-- JOB --
Reproduce nothing but the lines from the start of the material through the line that includes "(title) at (632,42)", both ends included, and omit every picture.
•••••
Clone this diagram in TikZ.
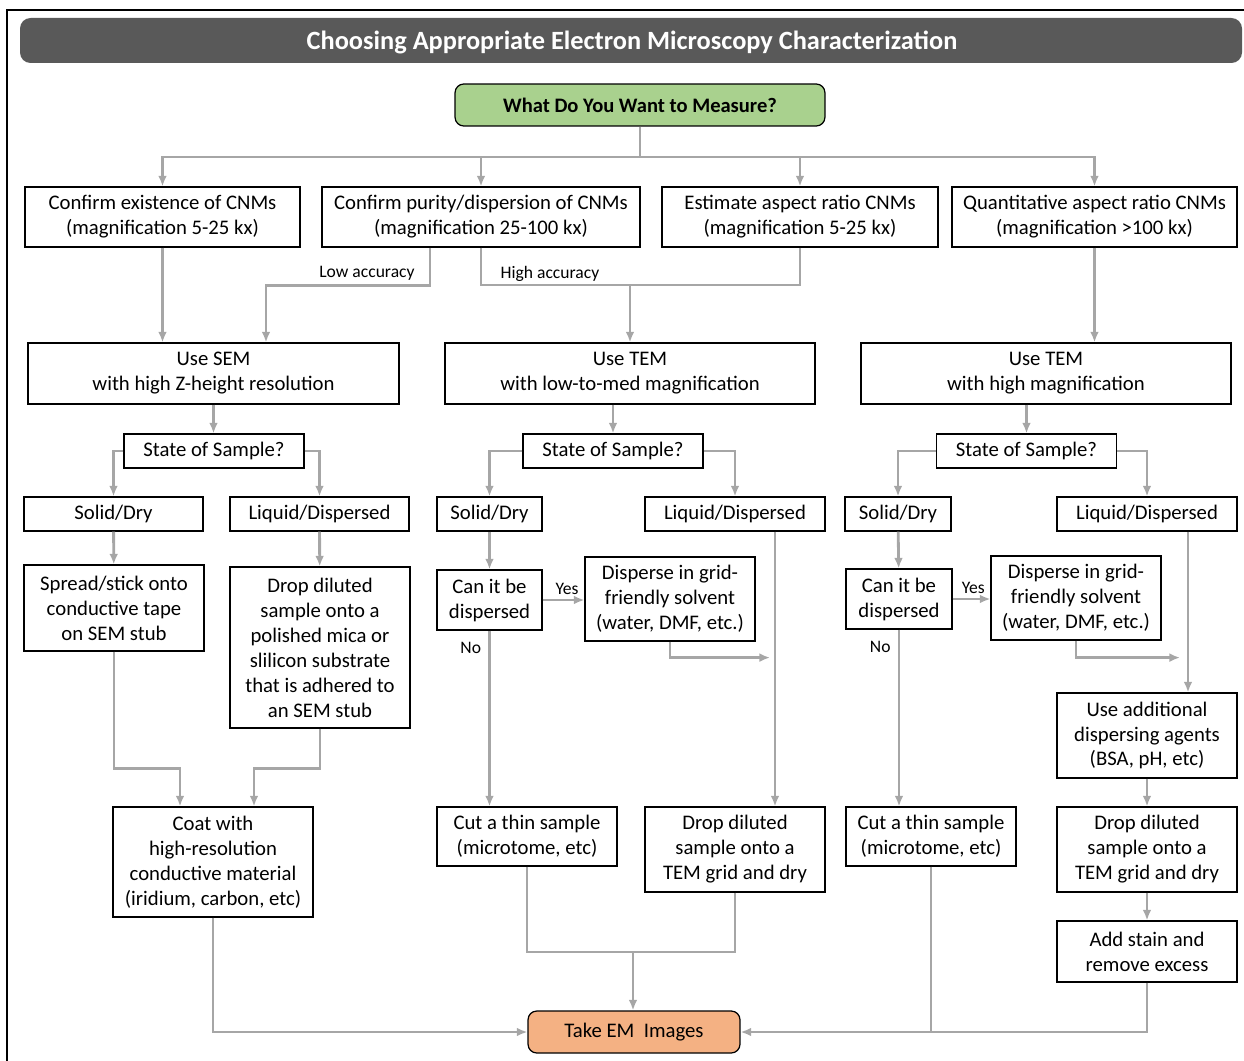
\documentclass[tikz,border=0pt]{standalone}
\usepackage{fontspec}
\setmainfont{Carlito}
\usetikzlibrary{arrows.meta}

\definecolor{titlegray}{HTML}{595959}
\definecolor{measgreen}{HTML}{A9D18E}
\definecolor{takeorange}{HTML}{F4B183}
\definecolor{arrowgray}{HTML}{A6A6A6}

\begin{document}
\begin{tikzpicture}[x=0.02cm,y=-0.02cm,>={Latex[length=6pt,width=5pt]},
   box/.style={draw=black,line width=0.7pt,align=center,inner sep=0pt,font=\fontsize{11.8}{14.2}\selectfont},
   arr/.style={draw=arrowgray,line width=1.6pt,->},
   conn/.style={draw=arrowgray,line width=1.6pt},
   lbl/.style={font=\fontsize{10}{12}\selectfont,inner sep=2pt}]
   \useasboundingbox (0,0) rectangle (1244,1061);
   \draw[line width=0.8pt] (7,1061) -- (7,10) -- (1244,10);
   \fill[titlegray,rounded corners=6pt] (20,18) rectangle (1242,63);
   \node[text=white,font=\bfseries\fontsize{15}{18}\selectfont] (title) at (632,42) {Choosing Appropriate Electron Microscopy Characterization};

   % question and the four goals
   \node[box,fill=measgreen,rounded corners=5pt,minimum width=7.4cm,minimum height=0.84cm,font=\bfseries\fontsize{11.7}{14}\selectfont] (what) at (640,105) {What Do You Want to Measure?};
   \node[box,minimum width=5.5cm,minimum height=1.2cm] (exist) at (162.5,217) {Confirm existence of CNMs\\(magnification 5-25 kx)};
   \node[box,minimum width=6.36cm,minimum height=1.2cm] (purity) at (481,217) {Confirm purity/dispersion of CNMs\\(magnification 25-100 kx)};
   \node[box,minimum width=5.52cm,minimum height=1.2cm] (estim) at (800,217) {Estimate aspect ratio CNMs\\(magnification 5-25 kx)};
   \node[box,minimum width=5.7cm,minimum height=1.2cm] (quant) at (1094.5,217) {Quantitative aspect ratio CNMs\\(magnification >100 kx)};

   % microscopes
   \node[box,minimum width=7.42cm,minimum height=1.22cm] (sem) at (213.5,373.5) {Use SEM\\with high Z-height resolution};
   \node[box,minimum width=7.4cm,minimum height=1.22cm] (temlow) at (630,373.5) {Use TEM\\with low-to-med magnification};
   \node[box,minimum width=7.4cm,minimum height=1.22cm] (temhigh) at (1046,373.5) {Use TEM\\with high magnification};

   \node[box,minimum width=3.6cm,minimum height=0.68cm] (state1) at (214,451) {State of Sample?};
   \node[box,minimum width=3.6cm,minimum height=0.68cm] (state2) at (613,451) {State of Sample?};
   \node[box,minimum width=3.6cm,minimum height=0.68cm] (state3) at (1026.5,451) {State of Sample?};

   \node[box,minimum width=3.58cm,minimum height=0.68cm] (solid1) at (113.5,514) {Solid/Dry};
   \node[box,minimum width=3.58cm,minimum height=0.68cm] (liquid1) at (319.5,514) {Liquid/Dispersed};
   \node[box,minimum width=2.1cm,minimum height=0.68cm] (solid2) at (489.5,514) {Solid/Dry};
   \node[box,minimum width=3.6cm,minimum height=0.68cm] (liquid2) at (735,514) {Liquid/Dispersed};
   \node[box,minimum width=2.12cm,minimum height=0.68cm] (solid3) at (898,514) {Solid/Dry};
   \node[box,minimum width=3.6cm,minimum height=0.68cm] (liquid3) at (1147,514) {Liquid/Dispersed};

   % SEM column
   \node[box,minimum width=3.6cm,minimum height=1.72cm] (spread) at (114,608) {Spread/stick onto\\conductive tape\\on SEM stub};
   \node[box,minimum width=3.6cm,minimum height=3.22cm] (dropsem) at (320,647.5) {Drop diluted\\sample onto a\\polished mica or\\slilicon substrate\\that is adhered to\\an SEM stub};
   \node[box,minimum width=4cm,minimum height=2.2cm] (coat) at (213,862) {Coat with\\high-resolution\\conductive material\\(iridium, carbon, etc)};

   % TEM low column
   \node[box,minimum width=2.1cm,minimum height=1.2cm] (can2) at (489.5,600) {Can it be\\dispersed};
   \node[box,minimum width=3.4cm,minimum height=1.68cm] (disp2) at (670,599) {Disperse in grid-\\friendly solvent\\(water, DMF, etc.)};
   \node[box,minimum width=3.6cm,minimum height=1.18cm] (cut2) at (527,836.5) {Cut a thin sample\\(microtome, etc)};
   \node[box,minimum width=3.6cm,minimum height=1.7cm] (drop2) at (735,849.5) {Drop diluted\\sample onto a\\TEM grid and dry};

   % TEM high column
   \node[box,minimum width=2.12cm,minimum height=1.2cm] (can3) at (899,599) {Can it be\\dispersed};
   \node[box,minimum width=3.4cm,minimum height=1.68cm] (disp3) at (1076,598) {Disperse in grid-\\friendly solvent\\(water, DMF, etc.)};
   \node[box,minimum width=3.4cm,minimum height=1.18cm] (cut3) at (931,836.5) {Cut a thin sample\\(microtome, etc)};
   \node[box,minimum width=3.6cm,minimum height=1.7cm] (agents) at (1147,735.5) {Use additional\\dispersing agents\\(BSA, pH, etc)};
   \node[box,minimum width=3.6cm,minimum height=1.7cm] (drop3) at (1147,849.5) {Drop diluted\\sample onto a\\TEM grid and dry};
   \node[box,minimum width=3.6cm,minimum height=1.22cm] (stain) at (1147,951.5) {Add stain and\\remove excess};

   \node[box,fill=takeorange,rounded corners=5pt,minimum width=4.24cm,minimum height=0.84cm] (take) at (634,1032) {Take EM~~Images};

   % connectors
   \coordinate (split) at (640,157);
   \draw[conn] (what.south) -- (split);
   \draw[arr] (split) -| (exist.north);
   \draw[arr] (split) -| (purity.north);
   \draw[arr] (split) -| (estim.north);
   \draw[arr] (split) -| (quant.north);

   \draw[arr] (exist.south) -- (exist.south |- sem.north);
   \draw[arr] ([xshift=-1.02cm]purity.south) -- ++(0,38) node[lbl,anchor=south east,xshift=-6pt] (lowacc) {Low accuracy} -| ([xshift=1.05cm]sem.north);
   \coordinate (hacc) at (630,285);
   \draw[conn] (purity.south) |- (hacc);
   \draw[conn] (estim.south) |- (hacc);
   \node[lbl,anchor=south west,xshift=9pt] (highacc) at (purity.south |- hacc) {High accuracy};
   \draw[arr] (hacc) -- (temlow.north);
   \draw[arr] (quant.south) -- (quant.south |- temhigh.north);

   \draw[arr] (sem.south) -- (sem.south |- state1.north);
   \draw[arr] (state2.north |- temlow.south) -- (state2.north);
   \draw[arr] (state3.north |- temhigh.south) -- (state3.north);

   \draw[arr] (state1.west) -| (solid1.north);
   \draw[arr] (state1.east) -| (liquid1.north);
   \draw[arr] (state2.west) -| (solid2.north);
   \draw[arr] (state2.east) -| (liquid2.north);
   \draw[arr] (state3.west) -| (solid3.north);
   \draw[arr] (state3.east) -| (liquid3.north);

   \draw[arr] (solid1) -- (spread);
   \draw[arr] (liquid1) -- (dropsem);
   \draw[arr] (spread.south) -- ++(0,117) -| ([xshift=-0.66cm]coat.north);
   \draw[arr] (dropsem.south) -- ++(0,40) -| ([xshift=0.82cm]coat.north);
   \draw[arr] (coat.south) |- (take.west);

   \draw[arr] (solid2) -- (can2);
   \draw[arr] (can2.east) -- (can2.east -| disp2.west) node[lbl,midway,above,xshift=2pt] (yes2) {Yes};
   \draw[arr] (disp2.south) |- ++(100,16);
   \draw[arr] ([xshift=0.8cm]liquid2.south) -- ([xshift=0.8cm]drop2.north);
   \draw[arr] (can2.south) node[lbl,anchor=north east,xshift=-2pt,yshift=-4pt] (no2) {No} -- (can2.south |- cut2.north);
   \coordinate (merge2) at (633,952);
   \draw[conn] (cut2.south) |- (merge2);
   \draw[conn] (drop2.south) |- (merge2);
   \draw[arr] (merge2) -- (merge2 |- take.north);

   \draw[arr] (solid3) -- (can3);
   \draw[arr] (can3.east) -- (can3.east -| disp3.west) node[lbl,midway,above,xshift=1pt] (yes3) {Yes};
   \draw[arr] (disp3.south) |- ++(104,17);
   \draw[arr] ([xshift=0.82cm]liquid3.south) -- ([xshift=0.82cm]agents.north);
   \draw[arr] (agents) -- (drop3);
   \draw[arr] (drop3) -- (stain);
   \draw[arr] (can3.south) node[lbl,anchor=north east,xshift=-2pt,yshift=-4pt] (no3) {No} -- (can3.south |- cut3.north);
   \draw[conn] (cut3.south) -- (cut3.south |- take.east);
   \draw[arr] (stain.south) |- (take.east);
\end{tikzpicture}
\end{document}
•••••
-- CORRECT RESPONSE --
Clone this diagram in TikZ.
\documentclass[tikz,border=0pt]{standalone}
\usepackage{fontspec}
\setmainfont{Carlito}
\usetikzlibrary{arrows.meta}

\definecolor{titlegray}{HTML}{595959}
\definecolor{measgreen}{HTML}{A9D18E}
\definecolor{takeorange}{HTML}{F4B183}
\definecolor{arrowgray}{HTML}{A6A6A6}

\begin{document}
\begin{tikzpicture}[x=0.02cm,y=-0.02cm,>={Latex[length=6pt,width=5pt]},
   box/.style={draw=black,line width=0.7pt,align=center,inner sep=0pt,font=\fontsize{11.8}{14.2}\selectfont},
   arr/.style={draw=arrowgray,line width=1.6pt,->},
   conn/.style={draw=arrowgray,line width=1.6pt},
   lbl/.style={font=\fontsize{10}{12}\selectfont,inner sep=2pt}]
   \useasboundingbox (0,0) rectangle (1244,1061);
   \draw[line width=0.8pt] (7,1061) -- (7,10) -- (1244,10);
   \fill[titlegray,rounded corners=6pt] (20,18) rectangle (1242,63);
   \node[text=white,font=\bfseries\fontsize{15}{18}\selectfont] (title) at (632,42) {Choosing Appropriate Electron Microscopy Characterization};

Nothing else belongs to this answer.